About David Grann
David Grann is a #1 New York Times bestselling author and an award-winning staff writer at The New Yorker magazine.
His newest book, The Wager: A Tale of Shipwreck, Mutiny, and Murder, will be published in April of 2023. With the twists and turns of a thriller, it tells the true saga of a company of British naval officers and crew that became stranded on a desolate island off the coast of Patagonia and descended into murderous anarchy. The book explores the nature of survival, duty, and leadership, and it examines how both people and nations tell—and manipulate—history.
Grann is also the author of Killers of the Flower Moon: The Osage Murders and the Birth of the FBI, which documented one of the most sinister crimes and racial injustices in American history.

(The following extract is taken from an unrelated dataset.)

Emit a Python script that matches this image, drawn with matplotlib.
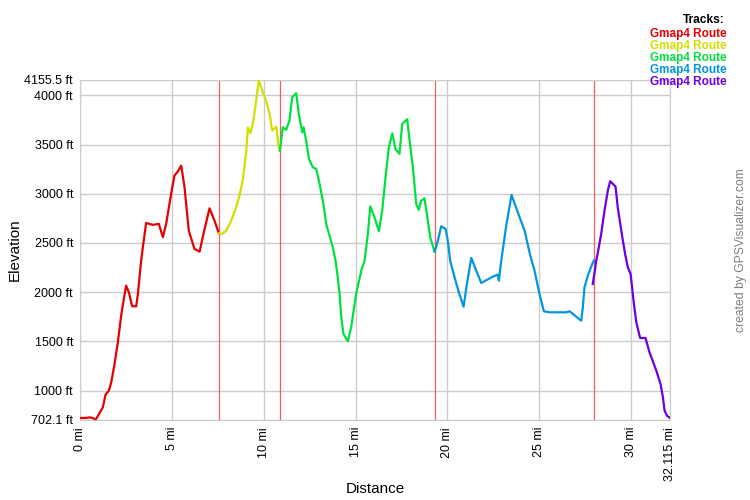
import matplotlib.pyplot as plt

plt.rcParams['font.family'] = ['Liberation Sans', 'DejaVu Sans']

# track segments: distance (mi) and elevation (ft)
red_mi = [0, 0.34, 0.52, 0.7, 0.84, 1.06, 1.24, 1.39, 1.57, 1.70, 1.88, 2.06, 2.24, 2.37, 2.51,
          2.66, 2.84, 3.06, 3.15, 3.33, 3.42, 3.60, 3.96, 4.29, 4.51, 4.69, 4.96, 5.14, 5.32,
          5.51, 5.69, 5.92, 6.23, 6.51, 6.72, 7.05, 7.32, 7.56]
red_ft = [723, 723, 729, 723, 702, 770, 830, 960, 1000, 1084, 1271, 1491, 1762, 1914, 2067,
          1999, 1857, 1857, 1982, 2321, 2456, 2704, 2684, 2694, 2558, 2694, 2999, 3184, 3225,
          3286, 3066, 2626, 2440, 2412, 2592, 2852, 2727, 2598]

yellow_mi = [7.56, 7.74, 7.96, 8.23, 8.50, 8.68, 8.86, 9.05, 9.14, 9.27, 9.41, 9.59, 9.73,
             9.95, 10.13, 10.32, 10.46, 10.68, 10.82, 10.88]
yellow_ft = [2598, 2592, 2626, 2727, 2862, 2981, 3134, 3438, 3675, 3614, 3710, 3946, 4155.5,
             4031, 3946, 3811, 3642, 3682, 3472, 3438]

green_mi = [10.88, 11.04, 11.22, 11.40, 11.55, 11.77, 11.91, 12.10, 12.17, 12.31, 12.46, 12.67,
            12.86, 13.04, 13.22, 13.40, 13.58, 13.76, 13.91, 14.03, 14.13, 14.22, 14.34, 14.58,
            14.76, 15.03, 15.31, 15.49, 15.67, 15.80, 16.03, 16.27, 16.45, 16.63, 16.81, 17.00,
            17.17, 17.39, 17.54, 17.81, 17.94, 18.12, 18.30, 18.44, 18.57, 18.75, 18.88, 19.06,
            19.30]
green_ft = [3438, 3675, 3649, 3743, 3980, 4021, 3811, 3624, 3675, 3540, 3354, 3269,
            3252, 3100, 2930, 2694, 2575, 2456, 2321, 2151, 1982, 1745, 1576, 1501,
            1643, 1982, 2219, 2321, 2592, 2872, 2761, 2619, 2829, 3167, 3472, 3614,
            3455, 3405, 3710, 3757, 3540, 3269, 2897, 2836, 2930, 2954, 2795, 2558,
            2412]

blue_mi = [19.30, 19.48, 19.66, 19.90, 20.02, 20.15, 20.39, 20.62, 20.88, 21.06, 21.30, 21.57,
           21.84, 22.47, 22.74, 22.80, 22.93, 23.20, 23.49, 23.83, 24.20, 24.50, 24.74, 25.01,
           25.25, 25.56, 26.47, 26.65, 27.01, 27.28, 27.37, 27.46, 27.64, 27.88, 27.97]
blue_ft = [2412, 2524, 2669, 2643, 2524, 2321, 2151, 1999, 1853, 2084, 2348, 2219,
           2094, 2158, 2179, 2118, 2321, 2676, 2988, 2812, 2626, 2380, 2219, 1982,
           1806, 1796, 1796, 1806, 1752, 1711, 1846, 2050, 2168, 2287, 2321]

purple_mi = [27.91, 28.01, 28.10, 28.19, 28.37, 28.55, 28.73, 28.86, 29.15, 29.27, 29.52,
             29.68, 29.82, 29.97, 30.13, 30.28, 30.49, 30.78, 31.0, 31.37, 31.60, 31.73,
             31.82, 31.95, 32.115]
purple_ft = [2084, 2202, 2321, 2405, 2592, 2829, 3032, 3127, 3073, 2862, 2558,
             2380, 2253, 2185, 1914, 1694, 1535, 1535, 1389, 1203, 1068, 932,
             797, 746, 723]

segments = [(red_mi, red_ft, '#e60000'),
            (yellow_mi, yellow_ft, '#d2e000'),
            (green_mi, green_ft, '#00e040'),
            (blue_mi, blue_ft, '#0096e1'),
            (purple_mi, purple_ft, '#6a00e6')]
track_names = ['Gmap4 Route'] * 5
breaks = [7.56, 10.88, 19.30, 27.97]

x_ticks = [0, 5, 10, 15, 20, 25, 30, 32.115]
x_labels = ['0 mi', '5 mi', '10 mi', '15 mi', '20 mi', '25 mi', '30 mi', '32.115 mi']
y_ticks = [702.1, 1000, 1500, 2000, 2500, 3000, 3500, 4000, 4155.5]
y_labels = ['702.1 ft', '1000 ft', '1500 ft', '2000 ft', '2500 ft', '3000 ft', '3500 ft',
            '4000 ft', '4155.5 ft']

fig = plt.figure(figsize=(7.5, 5), dpi=100)
ax = fig.add_axes([80 / 750, 80 / 500, 590 / 750, 340 / 500])

for b in breaks:
    ax.axvline(b, color='#f06060', lw=0.9, zorder=2)

for mi, ft, c in segments:
    ax.plot(mi, ft, color=c, lw=1.6, zorder=3)

ax.set_xlim(0, 32.115)
ax.set_ylim(702.1, 4155.5)
ax.set_xticks(x_ticks)
ax.set_xticklabels(x_labels, rotation=90, fontsize=9)
ax.set_yticks(y_ticks)
ax.set_yticklabels(y_labels, fontsize=9)
ax.tick_params(length=0, pad=5)
ax.grid(True, color='#cccccc', lw=1)
for s in ax.spines.values():
    s.set_color('#cccccc')

fig.text(375 / 750, 1 - 489 / 500, 'Distance', ha='center', va='center', fontsize=11)
fig.text(15 / 750, 0.5, 'Elevation', rotation=90, ha='center', va='center', fontsize=11)

fig.text(725 / 750, 1 - 20 / 500, 'Tracks:', ha='right', va='center',
         fontsize=8.6, fontweight='bold', color='black')
for i, (name, seg) in enumerate(zip(track_names, segments)):
    fig.text(727 / 750, 1 - (34.5 + 11.8 * i) / 500, name, ha='right', va='center',
             fontsize=8.5, fontweight='bold', color=seg[2])

fig.text(741 / 750, 0.5, 'created by GPSVisualizer.com', rotation=90, ha='center',
         va='center', fontsize=8.7, color='#808080')

fig.savefig('out.png', dpi=100)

Described in the New York Times as a “riveting” work that will “sear your soul,” it was a finalist for the National Book Award and a winner of the Edgar Allen Poe Award for best true crime book. It was a #1 New York Times bestseller and named one of the best books of the year by the Times, Wall Street Journal, Washington Post, Los Angeles Times, Entertainment Weekly, Time, and other publications. Amazon selected it as the single best book of the year.

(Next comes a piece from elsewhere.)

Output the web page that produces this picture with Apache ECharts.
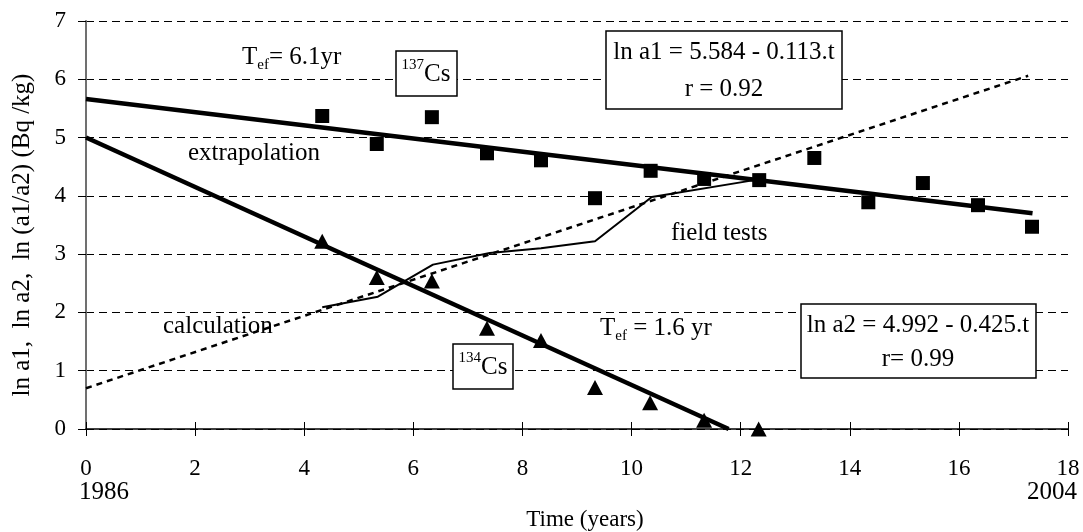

The book has been adapted into a major motion picture directed by Martin Scorsese and starring Leonardo DiCaprio, Lily Gladstone, Robert De Niro, and Jesse Plemons, which will be released in the coming months. For middle schoolers, Grann has also released Killers of the Flower Moon: A Young Reader’s Edition, which the School Library Journal called as “imperative and enthralling as its parent text.”
Grann’s first book, The Lost City of Z: A Tale of Deadly Obsession in the Amazon, was #1 New York Times bestseller and has been translated into more than twenty-five languages. Shortlisted for the Samuel Johnson Prize, it was chosen as one of the best books of 2009 by the New York Times, Washington Post, Entertainment Weekly, and other publications. The book, which the Washington Post called a “thrill ride from start to finish,” was adapted into a critically acclaimed film directed by James Gray and starring Charlie Hunnam, Sienna Miller, Robert Pattinson, and Tom Holland.
One of Grann’s New Yorker stories, The White Darkness, was later expanded into a book. Mixing text and photography, it documented the modern explorer Henry Worsley’s quest to follow in the footsteps of his hero, Ernest Shackleton, and traverse Antarctica alone. The story is currently being adapted into a series for Apple starring Tom Hiddleston.
Many of Grann’s other New Yorker stories were included in his collection The Devil and Sherlock Holmes, which was named by Men’s Journal one of the best true crime books ever written. The stories focus on everything from the mysterious death of the world’s greatest Sherlock Holmes expert to a Polish writer who might have left clues to a real murder in his postmodern novel. Another piece, “Trial by Fire,” exposed how junk science led to the execution of a likely innocent man in Texas. The story received a George Polk award and was cited by the U.S. Supreme Court Justice Stephen Breyer in his opinion regarding the death penalty. Several of the stories in The Devil and Sherlock Holmes have also served as source material for feature films, including “The Old Man and the Gun” with Robert Redford and Sissy Spacek, and “Trial by Fire” with Jack O’Connell and Laura Dern.
Over the years, Grann’s stories have appeared in The Best American Crime Writing; The Best American Sports Writing; and The Best American Nonrequired Reading. His stories have also been published in the New York Times Magazine, Atlantic, Washington Post, Boston Globe, and Wall Street Journal.
In addition to writing, Grann is a frequent speaker who has given talks about everything from Killers of the Flower Moon and the importance of historical memory to the dangers of complicity in unjust systems, and from the art of writing and detection to the leadership methods of explorers, such as Ernest Shackleton.
Grann holds master’s degrees in international relations (from the Fletcher School of Law and Diplomacy) and creative writing (from Boston University). After graduating from Connecticut College, in 1989, he received a Thomas J. Watson Fellowship and did research in Mexico, where he began his career in journalism. He currently lives in New York with his wife and two children.